Task statement: Search the listing below for the word "this" and copy each line that holds it.

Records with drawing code
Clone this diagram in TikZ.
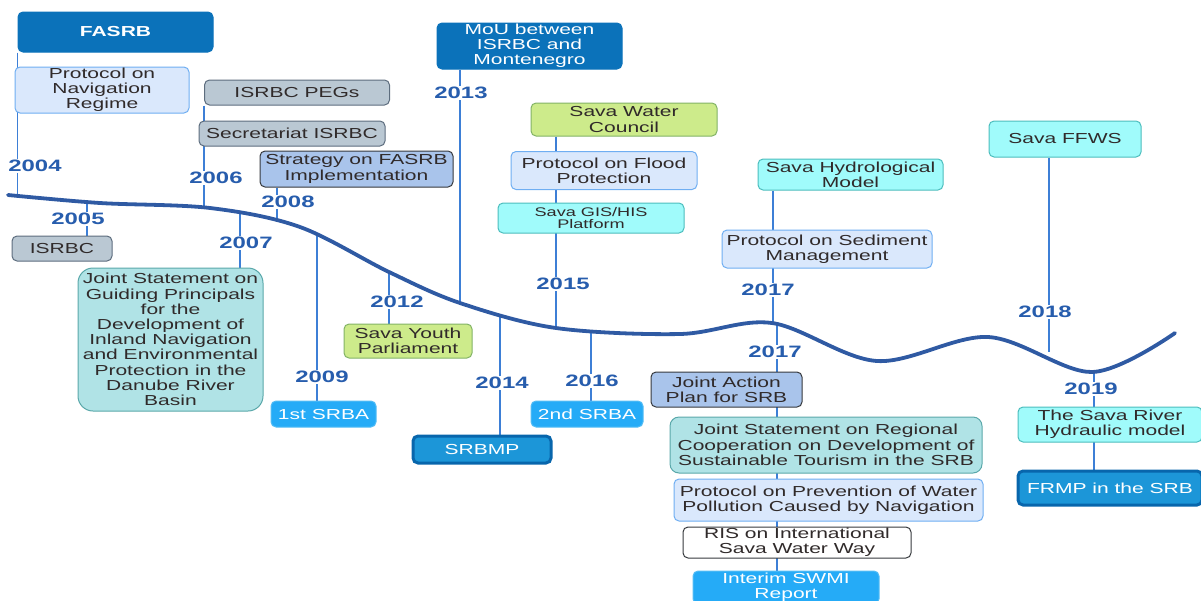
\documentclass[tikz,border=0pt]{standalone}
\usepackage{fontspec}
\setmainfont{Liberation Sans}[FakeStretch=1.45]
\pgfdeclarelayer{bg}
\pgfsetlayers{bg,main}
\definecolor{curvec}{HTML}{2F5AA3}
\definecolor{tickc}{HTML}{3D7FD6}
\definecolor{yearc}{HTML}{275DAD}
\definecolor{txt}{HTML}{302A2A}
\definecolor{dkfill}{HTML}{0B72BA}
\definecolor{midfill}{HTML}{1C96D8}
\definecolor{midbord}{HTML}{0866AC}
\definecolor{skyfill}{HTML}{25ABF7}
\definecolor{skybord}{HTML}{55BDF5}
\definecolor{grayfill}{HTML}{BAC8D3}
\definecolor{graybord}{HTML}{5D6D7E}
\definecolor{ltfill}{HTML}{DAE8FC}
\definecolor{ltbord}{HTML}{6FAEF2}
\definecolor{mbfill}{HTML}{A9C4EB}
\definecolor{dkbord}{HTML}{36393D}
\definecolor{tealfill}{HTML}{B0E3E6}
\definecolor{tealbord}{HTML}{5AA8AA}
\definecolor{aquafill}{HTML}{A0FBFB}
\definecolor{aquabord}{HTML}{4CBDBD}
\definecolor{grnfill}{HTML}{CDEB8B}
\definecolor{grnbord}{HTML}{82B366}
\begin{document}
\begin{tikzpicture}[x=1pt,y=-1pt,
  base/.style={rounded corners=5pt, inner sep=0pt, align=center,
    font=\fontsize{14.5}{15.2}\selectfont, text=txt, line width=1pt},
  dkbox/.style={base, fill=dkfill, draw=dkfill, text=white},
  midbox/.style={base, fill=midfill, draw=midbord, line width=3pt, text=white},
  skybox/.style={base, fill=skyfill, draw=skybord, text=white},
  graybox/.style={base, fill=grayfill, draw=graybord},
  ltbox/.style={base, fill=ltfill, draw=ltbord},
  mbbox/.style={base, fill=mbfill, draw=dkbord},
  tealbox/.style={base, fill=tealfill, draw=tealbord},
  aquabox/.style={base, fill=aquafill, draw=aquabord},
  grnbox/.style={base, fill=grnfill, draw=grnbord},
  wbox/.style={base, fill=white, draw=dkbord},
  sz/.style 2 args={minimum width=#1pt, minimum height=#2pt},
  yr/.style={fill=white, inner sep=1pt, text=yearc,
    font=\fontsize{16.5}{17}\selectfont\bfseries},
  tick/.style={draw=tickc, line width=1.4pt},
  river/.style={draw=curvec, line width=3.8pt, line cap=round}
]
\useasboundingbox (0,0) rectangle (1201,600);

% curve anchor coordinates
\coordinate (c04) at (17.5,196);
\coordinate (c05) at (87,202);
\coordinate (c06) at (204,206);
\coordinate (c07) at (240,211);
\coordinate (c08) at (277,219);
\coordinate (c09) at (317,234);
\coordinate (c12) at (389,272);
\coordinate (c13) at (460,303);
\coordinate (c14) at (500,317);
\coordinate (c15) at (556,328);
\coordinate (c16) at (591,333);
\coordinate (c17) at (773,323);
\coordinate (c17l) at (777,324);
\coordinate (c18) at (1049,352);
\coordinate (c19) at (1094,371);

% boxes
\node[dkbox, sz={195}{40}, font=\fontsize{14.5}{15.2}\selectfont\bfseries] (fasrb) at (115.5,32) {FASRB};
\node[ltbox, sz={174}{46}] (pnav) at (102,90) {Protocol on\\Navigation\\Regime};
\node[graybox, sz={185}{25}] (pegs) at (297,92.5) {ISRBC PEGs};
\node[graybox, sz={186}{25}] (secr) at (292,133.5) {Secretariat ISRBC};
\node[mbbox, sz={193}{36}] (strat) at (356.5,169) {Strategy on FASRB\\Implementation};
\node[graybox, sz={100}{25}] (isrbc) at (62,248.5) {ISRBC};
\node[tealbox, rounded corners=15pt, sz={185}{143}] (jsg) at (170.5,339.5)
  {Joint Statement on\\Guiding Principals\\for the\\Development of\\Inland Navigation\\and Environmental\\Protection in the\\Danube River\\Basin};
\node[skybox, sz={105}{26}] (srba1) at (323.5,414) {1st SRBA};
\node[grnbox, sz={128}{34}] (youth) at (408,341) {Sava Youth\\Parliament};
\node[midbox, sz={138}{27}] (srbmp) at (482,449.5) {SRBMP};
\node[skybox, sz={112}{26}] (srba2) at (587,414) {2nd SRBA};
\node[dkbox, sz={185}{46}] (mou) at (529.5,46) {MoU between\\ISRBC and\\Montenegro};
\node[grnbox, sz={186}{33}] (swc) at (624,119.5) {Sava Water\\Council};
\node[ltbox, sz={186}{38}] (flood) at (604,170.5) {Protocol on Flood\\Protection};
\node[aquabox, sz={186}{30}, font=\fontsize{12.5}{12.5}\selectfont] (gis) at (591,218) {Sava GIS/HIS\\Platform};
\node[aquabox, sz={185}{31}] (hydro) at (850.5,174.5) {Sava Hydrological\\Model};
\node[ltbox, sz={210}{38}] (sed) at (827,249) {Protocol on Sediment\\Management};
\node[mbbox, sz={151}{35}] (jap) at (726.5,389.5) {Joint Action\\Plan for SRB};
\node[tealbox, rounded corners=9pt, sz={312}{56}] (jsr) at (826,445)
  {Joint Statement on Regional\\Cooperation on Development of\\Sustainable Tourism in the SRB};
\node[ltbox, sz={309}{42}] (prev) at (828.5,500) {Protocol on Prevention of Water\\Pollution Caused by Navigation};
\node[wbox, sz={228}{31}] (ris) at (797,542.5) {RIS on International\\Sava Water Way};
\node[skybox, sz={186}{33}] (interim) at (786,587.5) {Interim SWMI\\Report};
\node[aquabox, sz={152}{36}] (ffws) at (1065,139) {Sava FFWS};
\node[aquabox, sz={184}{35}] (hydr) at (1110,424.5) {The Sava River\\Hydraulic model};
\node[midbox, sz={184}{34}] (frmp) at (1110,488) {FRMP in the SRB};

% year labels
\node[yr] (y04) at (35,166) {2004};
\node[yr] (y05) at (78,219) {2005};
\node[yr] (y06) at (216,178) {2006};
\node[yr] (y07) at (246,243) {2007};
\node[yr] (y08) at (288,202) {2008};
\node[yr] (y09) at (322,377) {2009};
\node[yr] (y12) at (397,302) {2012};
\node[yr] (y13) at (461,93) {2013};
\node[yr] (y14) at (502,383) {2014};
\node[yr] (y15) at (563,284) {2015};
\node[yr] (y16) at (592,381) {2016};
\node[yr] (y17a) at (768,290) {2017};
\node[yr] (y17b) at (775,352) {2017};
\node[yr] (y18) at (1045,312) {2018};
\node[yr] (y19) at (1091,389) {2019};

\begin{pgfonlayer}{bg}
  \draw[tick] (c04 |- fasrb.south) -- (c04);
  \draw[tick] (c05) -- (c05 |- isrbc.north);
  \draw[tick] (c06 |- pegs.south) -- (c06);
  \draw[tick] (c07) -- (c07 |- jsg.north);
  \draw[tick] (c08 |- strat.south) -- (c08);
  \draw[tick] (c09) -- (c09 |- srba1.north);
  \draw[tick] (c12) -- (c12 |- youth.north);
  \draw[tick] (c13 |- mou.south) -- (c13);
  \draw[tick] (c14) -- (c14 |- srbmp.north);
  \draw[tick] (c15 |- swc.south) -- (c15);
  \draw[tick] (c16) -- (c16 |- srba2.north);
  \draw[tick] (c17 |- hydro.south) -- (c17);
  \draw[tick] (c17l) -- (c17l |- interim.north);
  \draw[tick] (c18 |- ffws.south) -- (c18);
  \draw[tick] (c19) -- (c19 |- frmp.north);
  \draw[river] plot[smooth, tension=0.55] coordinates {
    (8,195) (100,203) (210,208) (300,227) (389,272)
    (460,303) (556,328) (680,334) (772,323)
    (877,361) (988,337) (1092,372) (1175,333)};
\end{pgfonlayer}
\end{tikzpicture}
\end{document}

==

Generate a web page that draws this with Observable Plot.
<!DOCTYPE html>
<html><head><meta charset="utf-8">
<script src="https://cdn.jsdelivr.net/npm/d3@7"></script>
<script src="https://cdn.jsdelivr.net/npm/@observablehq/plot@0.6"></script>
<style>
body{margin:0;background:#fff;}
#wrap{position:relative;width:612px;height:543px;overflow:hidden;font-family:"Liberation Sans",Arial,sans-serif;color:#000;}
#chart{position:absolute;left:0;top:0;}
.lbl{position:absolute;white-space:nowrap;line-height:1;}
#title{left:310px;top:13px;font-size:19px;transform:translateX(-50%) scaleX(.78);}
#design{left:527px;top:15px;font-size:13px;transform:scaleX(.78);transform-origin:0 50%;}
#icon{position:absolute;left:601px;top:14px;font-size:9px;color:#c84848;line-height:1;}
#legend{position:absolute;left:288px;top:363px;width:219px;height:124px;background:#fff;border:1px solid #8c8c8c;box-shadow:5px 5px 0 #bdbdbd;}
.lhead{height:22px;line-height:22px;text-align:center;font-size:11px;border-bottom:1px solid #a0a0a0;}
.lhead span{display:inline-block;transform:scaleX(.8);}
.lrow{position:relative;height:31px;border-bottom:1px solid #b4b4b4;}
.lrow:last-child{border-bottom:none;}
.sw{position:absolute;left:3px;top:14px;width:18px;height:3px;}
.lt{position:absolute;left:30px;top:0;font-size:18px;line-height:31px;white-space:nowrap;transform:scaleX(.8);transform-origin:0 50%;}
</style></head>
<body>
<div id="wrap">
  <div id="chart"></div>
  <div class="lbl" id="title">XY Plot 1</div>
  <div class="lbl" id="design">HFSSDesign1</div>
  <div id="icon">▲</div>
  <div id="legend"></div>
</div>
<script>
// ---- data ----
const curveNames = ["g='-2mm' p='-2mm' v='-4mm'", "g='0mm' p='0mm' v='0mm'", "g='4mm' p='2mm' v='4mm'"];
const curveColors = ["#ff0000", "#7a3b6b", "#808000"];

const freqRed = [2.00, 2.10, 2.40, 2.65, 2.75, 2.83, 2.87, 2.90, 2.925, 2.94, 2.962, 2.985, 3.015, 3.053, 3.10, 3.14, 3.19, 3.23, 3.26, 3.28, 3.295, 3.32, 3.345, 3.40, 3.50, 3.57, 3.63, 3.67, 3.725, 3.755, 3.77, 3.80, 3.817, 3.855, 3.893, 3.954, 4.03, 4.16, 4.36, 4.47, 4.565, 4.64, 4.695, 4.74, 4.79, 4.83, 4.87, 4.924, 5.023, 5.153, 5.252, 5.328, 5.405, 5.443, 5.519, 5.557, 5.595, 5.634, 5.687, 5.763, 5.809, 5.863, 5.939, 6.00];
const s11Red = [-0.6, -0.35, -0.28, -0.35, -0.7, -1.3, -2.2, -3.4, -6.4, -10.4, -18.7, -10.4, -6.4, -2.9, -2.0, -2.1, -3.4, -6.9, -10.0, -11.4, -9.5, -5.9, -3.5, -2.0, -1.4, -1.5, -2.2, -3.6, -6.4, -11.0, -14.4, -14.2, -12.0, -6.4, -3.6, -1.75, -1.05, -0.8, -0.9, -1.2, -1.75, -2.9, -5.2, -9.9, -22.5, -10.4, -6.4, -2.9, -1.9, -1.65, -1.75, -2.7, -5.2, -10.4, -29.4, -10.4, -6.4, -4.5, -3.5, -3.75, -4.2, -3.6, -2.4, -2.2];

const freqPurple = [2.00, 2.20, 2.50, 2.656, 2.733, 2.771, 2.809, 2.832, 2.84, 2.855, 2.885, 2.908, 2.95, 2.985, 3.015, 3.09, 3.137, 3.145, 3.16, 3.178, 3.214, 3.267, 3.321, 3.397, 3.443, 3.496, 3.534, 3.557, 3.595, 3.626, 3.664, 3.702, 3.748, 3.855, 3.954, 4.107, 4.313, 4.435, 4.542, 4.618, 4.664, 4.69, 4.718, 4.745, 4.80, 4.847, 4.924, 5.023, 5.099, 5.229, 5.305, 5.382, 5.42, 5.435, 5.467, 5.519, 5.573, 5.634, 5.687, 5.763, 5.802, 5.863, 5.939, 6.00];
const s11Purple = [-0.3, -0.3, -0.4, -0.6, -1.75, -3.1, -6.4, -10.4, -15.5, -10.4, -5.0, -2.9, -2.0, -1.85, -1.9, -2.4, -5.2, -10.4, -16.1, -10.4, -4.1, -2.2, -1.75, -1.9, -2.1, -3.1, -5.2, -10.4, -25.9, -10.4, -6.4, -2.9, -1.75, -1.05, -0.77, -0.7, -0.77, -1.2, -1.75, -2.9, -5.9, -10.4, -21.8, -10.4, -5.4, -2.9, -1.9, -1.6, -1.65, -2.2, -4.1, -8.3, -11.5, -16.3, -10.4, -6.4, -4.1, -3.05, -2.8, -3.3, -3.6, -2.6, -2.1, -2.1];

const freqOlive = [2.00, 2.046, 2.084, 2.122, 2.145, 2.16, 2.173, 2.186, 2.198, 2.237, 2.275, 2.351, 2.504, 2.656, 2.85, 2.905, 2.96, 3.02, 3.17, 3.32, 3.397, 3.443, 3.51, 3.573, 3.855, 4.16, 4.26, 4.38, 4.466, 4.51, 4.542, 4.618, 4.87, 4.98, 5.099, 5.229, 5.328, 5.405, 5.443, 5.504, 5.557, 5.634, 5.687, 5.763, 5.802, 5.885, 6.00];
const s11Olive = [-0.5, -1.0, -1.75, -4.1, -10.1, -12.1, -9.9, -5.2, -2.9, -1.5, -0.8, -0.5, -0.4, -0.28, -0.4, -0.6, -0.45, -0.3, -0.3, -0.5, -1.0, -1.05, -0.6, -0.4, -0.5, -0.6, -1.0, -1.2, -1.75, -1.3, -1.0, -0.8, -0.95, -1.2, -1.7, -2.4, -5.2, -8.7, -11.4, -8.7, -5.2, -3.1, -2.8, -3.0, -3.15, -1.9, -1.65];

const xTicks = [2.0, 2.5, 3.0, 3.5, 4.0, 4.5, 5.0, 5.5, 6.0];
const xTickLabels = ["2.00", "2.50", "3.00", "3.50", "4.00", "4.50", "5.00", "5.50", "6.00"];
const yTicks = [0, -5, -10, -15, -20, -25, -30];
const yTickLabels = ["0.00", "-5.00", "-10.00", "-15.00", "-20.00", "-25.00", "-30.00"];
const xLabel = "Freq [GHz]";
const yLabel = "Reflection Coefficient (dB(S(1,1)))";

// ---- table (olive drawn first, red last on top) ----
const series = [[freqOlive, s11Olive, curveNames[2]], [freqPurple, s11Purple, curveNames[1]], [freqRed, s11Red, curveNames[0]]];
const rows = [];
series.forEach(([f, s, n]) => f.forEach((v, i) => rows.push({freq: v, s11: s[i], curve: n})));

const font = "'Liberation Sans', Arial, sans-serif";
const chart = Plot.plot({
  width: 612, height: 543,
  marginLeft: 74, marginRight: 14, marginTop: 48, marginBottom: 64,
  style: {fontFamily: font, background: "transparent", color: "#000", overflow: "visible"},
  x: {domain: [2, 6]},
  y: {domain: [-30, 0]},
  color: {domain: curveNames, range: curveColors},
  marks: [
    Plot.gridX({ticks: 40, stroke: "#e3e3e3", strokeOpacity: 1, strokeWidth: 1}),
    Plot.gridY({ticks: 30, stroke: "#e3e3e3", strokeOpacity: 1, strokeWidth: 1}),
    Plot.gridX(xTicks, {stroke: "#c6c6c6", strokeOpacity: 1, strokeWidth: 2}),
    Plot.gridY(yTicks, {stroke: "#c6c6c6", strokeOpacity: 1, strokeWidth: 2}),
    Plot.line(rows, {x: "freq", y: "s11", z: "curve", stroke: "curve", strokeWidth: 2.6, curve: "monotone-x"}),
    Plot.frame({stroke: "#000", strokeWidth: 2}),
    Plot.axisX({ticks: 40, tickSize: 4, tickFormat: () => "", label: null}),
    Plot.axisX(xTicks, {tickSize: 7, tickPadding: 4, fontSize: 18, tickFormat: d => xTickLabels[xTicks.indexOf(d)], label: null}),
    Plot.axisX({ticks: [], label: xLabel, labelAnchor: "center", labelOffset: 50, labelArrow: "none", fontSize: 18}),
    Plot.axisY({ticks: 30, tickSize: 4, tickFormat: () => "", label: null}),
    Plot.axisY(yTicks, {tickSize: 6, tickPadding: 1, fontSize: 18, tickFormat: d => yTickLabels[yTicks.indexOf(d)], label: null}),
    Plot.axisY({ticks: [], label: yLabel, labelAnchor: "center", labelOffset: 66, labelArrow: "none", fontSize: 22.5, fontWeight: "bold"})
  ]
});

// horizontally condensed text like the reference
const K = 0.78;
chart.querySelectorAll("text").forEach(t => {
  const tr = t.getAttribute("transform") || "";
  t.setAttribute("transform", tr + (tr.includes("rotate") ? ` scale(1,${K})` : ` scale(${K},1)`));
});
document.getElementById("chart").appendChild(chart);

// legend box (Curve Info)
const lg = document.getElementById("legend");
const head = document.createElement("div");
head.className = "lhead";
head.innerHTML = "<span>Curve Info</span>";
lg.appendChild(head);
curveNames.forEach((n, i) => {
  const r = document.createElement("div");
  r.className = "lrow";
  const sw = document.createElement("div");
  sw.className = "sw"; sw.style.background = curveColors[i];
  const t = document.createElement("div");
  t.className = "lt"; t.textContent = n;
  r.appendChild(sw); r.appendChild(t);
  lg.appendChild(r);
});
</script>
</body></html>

Exercise response:
Clone this diagram in TikZ.
Generate a web page that draws this with Observable Plot.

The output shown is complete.